By David Petrosyan
The historical ties of Armenians with India are very ancient and date back to the 4th century B.C. Then, in 327 B.C. Armenians first appeared in India with the army of Alexander the Great. Documents indicate that Armenians traveled to India in the 5th – 4th centuries B.C. and were well aware of the land routes to reach India, as well as the political, socio-cultural environment, and economic life. The point is that both peoples have known each other well for a long time. The presence in India of Armenians (mostly subjects of the Persian Empire), called the “Merchant Princes of India,” over several centuries, starting from the 16th – 17th centuries, led to the emergence of a number of large and small Armenian settlements in various places in India, including Agra, Surat, Mumbai, Chinsurah, Chandernagore, Calcutta, Madras, Saidabad and some other places in modern India.

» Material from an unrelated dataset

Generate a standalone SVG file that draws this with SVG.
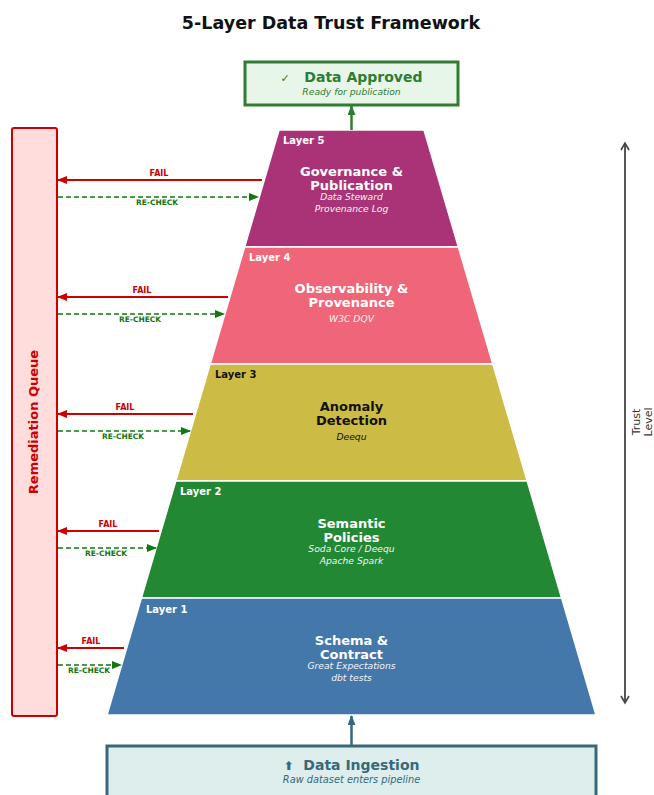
<svg xmlns="http://www.w3.org/2000/svg" width="654" height="795" viewBox="0 0 654 795">
<style>
text{font-family:"DejaVu Sans","Liberation Sans",sans-serif}
.title{font-size:17.5px;font-weight:bold;fill:#111}
.lyr{stroke:#fff;stroke-width:1.5}
.lbl{font-size:10px;font-weight:bold}
.ht{font-size:13px;font-weight:bold;text-anchor:middle}
.st{font-size:9.2px;font-style:italic;text-anchor:middle}
.w{fill:#fff}
.sw{fill:#f4f4f4}
.k{fill:#111}
.fail{stroke:#cc0000;stroke-width:1.8;fill:none}
.rec{stroke:#117711;stroke-width:1.6;stroke-dasharray:5,3;fill:none}
.fl{font-size:8px;font-weight:bold;fill:#cc0000;text-anchor:middle}
.rl{font-size:7.5px;font-weight:bold;fill:#117711;text-anchor:middle}
</style>
<defs>
<marker id="ar" markerWidth="10" markerHeight="8" refX="9" refY="4" orient="auto" markerUnits="userSpaceOnUse"><path d="M0,0 L10,4 L0,8 Z" fill="#cc0000"/></marker>
<marker id="ag" markerWidth="10" markerHeight="8" refX="9" refY="4" orient="auto" markerUnits="userSpaceOnUse"><path d="M0,0 L10,4 L0,8 Z" fill="#117711"/></marker>
<marker id="agu" markerWidth="10" markerHeight="8" refX="9" refY="4" orient="auto" markerUnits="userSpaceOnUse"><path d="M0,0 L10,4 L0,8 Z" fill="#2e7d32"/></marker>
<marker id="atu" markerWidth="10" markerHeight="8" refX="9" refY="4" orient="auto" markerUnits="userSpaceOnUse"><path d="M0,0 L10,4 L0,8 Z" fill="#37697a"/></marker>
<marker id="ak" markerWidth="10" markerHeight="10" refX="8" refY="5" orient="auto-start-reverse" markerUnits="userSpaceOnUse"><path d="M1,1 L8,5 L1,9" fill="none" stroke="#444" stroke-width="1.6"/></marker>
</defs>

<text class="title" x="331" y="29" text-anchor="middle">5-Layer Data Trust Framework</text>

<g id="approved">
<rect x="245" y="62" width="213" height="43" fill="#e8f5e9" stroke="#2e7d32" stroke-width="3"/>
<text x="351.5" y="82" text-anchor="middle" font-size="14" font-weight="bold" fill="#2e7d32" xml:space="preserve"><tspan font-size="11" font-weight="normal">✓</tspan>   Data Approved</text>
<text x="351.5" y="95" text-anchor="middle" font-size="9.2" font-style="italic" fill="#2e7d32">Ready for publication</text>
</g>

<g id="layer5">
<polygon class="lyr" points="279,130 424,130 458.4,247 244.6,247" fill="#aa3377"/>
<text class="lbl w" x="283" y="144">Layer 5</text>
<text class="ht w" x="351.5" y="176">Governance &amp;</text>
<text class="ht w" x="351.5" y="190">Publication</text>
<text class="st sw" x="351.5" y="200">Data Steward</text>
<text class="st sw" x="351.5" y="212">Provenance Log</text>
</g>
<g id="layer4">
<polygon class="lyr" points="244.6,247 458.4,247 492.8,364 210.2,364" fill="#ee6677"/>
<text class="lbl w" x="249" y="261">Layer 4</text>
<text class="ht w" x="351.5" y="293">Observability &amp;</text>
<text class="ht w" x="351.5" y="307">Provenance</text>
<text class="st sw" x="351.5" y="322">W3C DQV</text>
</g>
<g id="layer3">
<polygon class="lyr" points="210.2,364 492.8,364 527.2,481 175.8,481" fill="#ccbb44"/>
<text class="lbl k" x="215" y="378">Layer 3</text>
<text class="ht k" x="351.5" y="411">Anomaly</text>
<text class="ht k" x="351.5" y="425">Detection</text>
<text class="st k" x="351.5" y="440">Deequ</text>
</g>
<g id="layer2">
<polygon class="lyr" points="175.8,481 527.2,481 561.6,598 141.4,598" fill="#228833"/>
<text class="lbl w" x="180" y="495">Layer 2</text>
<text class="ht w" x="351.5" y="528">Semantic</text>
<text class="ht w" x="351.5" y="542">Policies</text>
<text class="st sw" x="351.5" y="552">Soda Core / Deequ</text>
<text class="st sw" x="351.5" y="564">Apache Spark</text>
</g>
<g id="layer1">
<polygon class="lyr" points="141.4,598 561.6,598 596,715 107,715" fill="#4477aa"/>
<text class="lbl w" x="146" y="613">Layer 1</text>
<text class="ht w" x="351.5" y="645">Schema &amp;</text>
<text class="ht w" x="351.5" y="659">Contract</text>
<text class="st sw" x="351.5" y="669">Great Expectations</text>
<text class="st sw" x="351.5" y="681">dbt tests</text>
</g>

<g id="ingestion">
<rect x="107" y="746" width="489" height="60" fill="#ddeeed" stroke="#37697a" stroke-width="3"/>
<text x="351.5" y="770" text-anchor="middle" font-size="14" font-weight="bold" fill="#37697a" xml:space="preserve"><tspan font-size="12">⬆</tspan>  Data Ingestion</text>
<text x="351.5" y="783" text-anchor="middle" font-size="9.8" font-style="italic" fill="#37697a">Raw dataset enters pipeline</text>
</g>

<g id="remediation">
<rect x="12" y="128" width="45" height="588" rx="2" fill="#ffdddd" stroke="#cc0000" stroke-width="2"/>
<text transform="translate(38,422) rotate(-90)" text-anchor="middle" font-size="13" font-weight="bold" fill="#cc0000">Remediation Queue</text>
</g>

<g id="trust">
<line x1="625" y1="143" x2="625" y2="703" stroke="#444" stroke-width="1.8" marker-start="url(#ak)" marker-end="url(#ak)"/>
<text transform="translate(640,422) rotate(-90)" text-anchor="middle" font-size="11" fill="#333">Trust</text>
<text transform="translate(652,422) rotate(-90)" text-anchor="middle" font-size="11" fill="#333">Level</text>
</g>

<g id="connectors">
<line x1="351.5" y1="130" x2="351.5" y2="106" stroke="#2e7d32" stroke-width="2.5" marker-end="url(#agu)"/>
<line x1="351.5" y1="745" x2="351.5" y2="716" stroke="#37697a" stroke-width="2.5" marker-end="url(#atu)"/>

<line class="fail" x1="262" y1="180" x2="58" y2="180" marker-end="url(#ar)"/>
<text class="fl" x="159" y="176">FAIL</text>
<line class="rec" x1="58" y1="197" x2="258" y2="197" marker-end="url(#ag)"/>
<text class="rl" x="157" y="205">RE-CHECK</text>

<line class="fail" x1="228" y1="297" x2="58" y2="297" marker-end="url(#ar)"/>
<text class="fl" x="142" y="293">FAIL</text>
<line class="rec" x1="58" y1="314" x2="224" y2="314" marker-end="url(#ag)"/>
<text class="rl" x="140" y="322">RE-CHECK</text>

<line class="fail" x1="193" y1="414" x2="58" y2="414" marker-end="url(#ar)"/>
<text class="fl" x="125" y="410">FAIL</text>
<line class="rec" x1="58" y1="431" x2="190" y2="431" marker-end="url(#ag)"/>
<text class="rl" x="123" y="439">RE-CHECK</text>

<line class="fail" x1="159" y1="531" x2="58" y2="531" marker-end="url(#ar)"/>
<text class="fl" x="108" y="527">FAIL</text>
<line class="rec" x1="58" y1="548" x2="156" y2="548" marker-end="url(#ag)"/>
<text class="rl" x="106" y="556">RE-CHECK</text>

<line class="fail" x1="124" y1="648" x2="58" y2="648" marker-end="url(#ar)"/>
<text class="fl" x="91" y="644">FAIL</text>
<line class="rec" x1="58" y1="665" x2="121" y2="665" marker-end="url(#ag)"/>
<text class="rl" x="89" y="673">RE-CHECK</text>
</g>
</svg>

The earliest discovered Armenian monument in India is a khachkar (cross-stone) from 1611, preserved in the Armenian cemetery in Agra. Akbar I the Great invited Armenians to settle in Agra in the 16th century and by the mid-19th century, Agra had a significant Armenian population. According to the royal decree, Armenian merchants were exempt from paying taxes on goods imported and exported by them. They were also able to move around the Mughal Empire while other foreigners were prohibited from entering. In 1562, an Armenian church was built in Agra.
For a long time, the British East India Company could not enter India, because all trade was carried out by Armenian merchants. The company tried to achieve trade privileges by force, but lost (Child’s War, 1686 – 1690), and was forced to ask the Great Mogul for mercy. Armenian merchants played the role of intermediaries here. In 1690, the East India Company settlement was founded in Calcutta, after appropriate permission from the Great Mogul. Thus, the British East India Company entered India with the assistance of Armenian merchants.
However, in the future, relations between the Armenians and the British in India did not work out. In Bengal (in the Bengal Nabab), the actual leader of this territory/Nabab) in 1761 – 1763 was a representative of the small Armenian family Gorgin – Khan (Grigor Harutyunyan). He organized stubborn resistance to the British and it was he and his comrades (Margar Hovhannisyan, Grigor Ayvazyan, Hakob Grigoryan, Mkrtich Zakaryan and others) who won the first victory over the British in 1761. The British were unable to achieve military success against the troops of Gorgin Khan in 1762-1763. But in August 1763 they organized a successful assassination attempt on him. After this, the uprising was brutally suppressed by the British, who brutally dealt with its leaders, especially the Armenians. After these events, the decision of the British House of Commons abolished the right of Armenians to free trade in all British colonies, as “an ungrateful people.”
After Indian independence in 1947, most of the Armenian community in India migrated to Australia, the United States and other countries. Indian President Sarvepalli Radhakrishnan visited Soviet Armenia in 1964, and Prime Minister Indira Gandhi visited Soviet Armenia in 1976.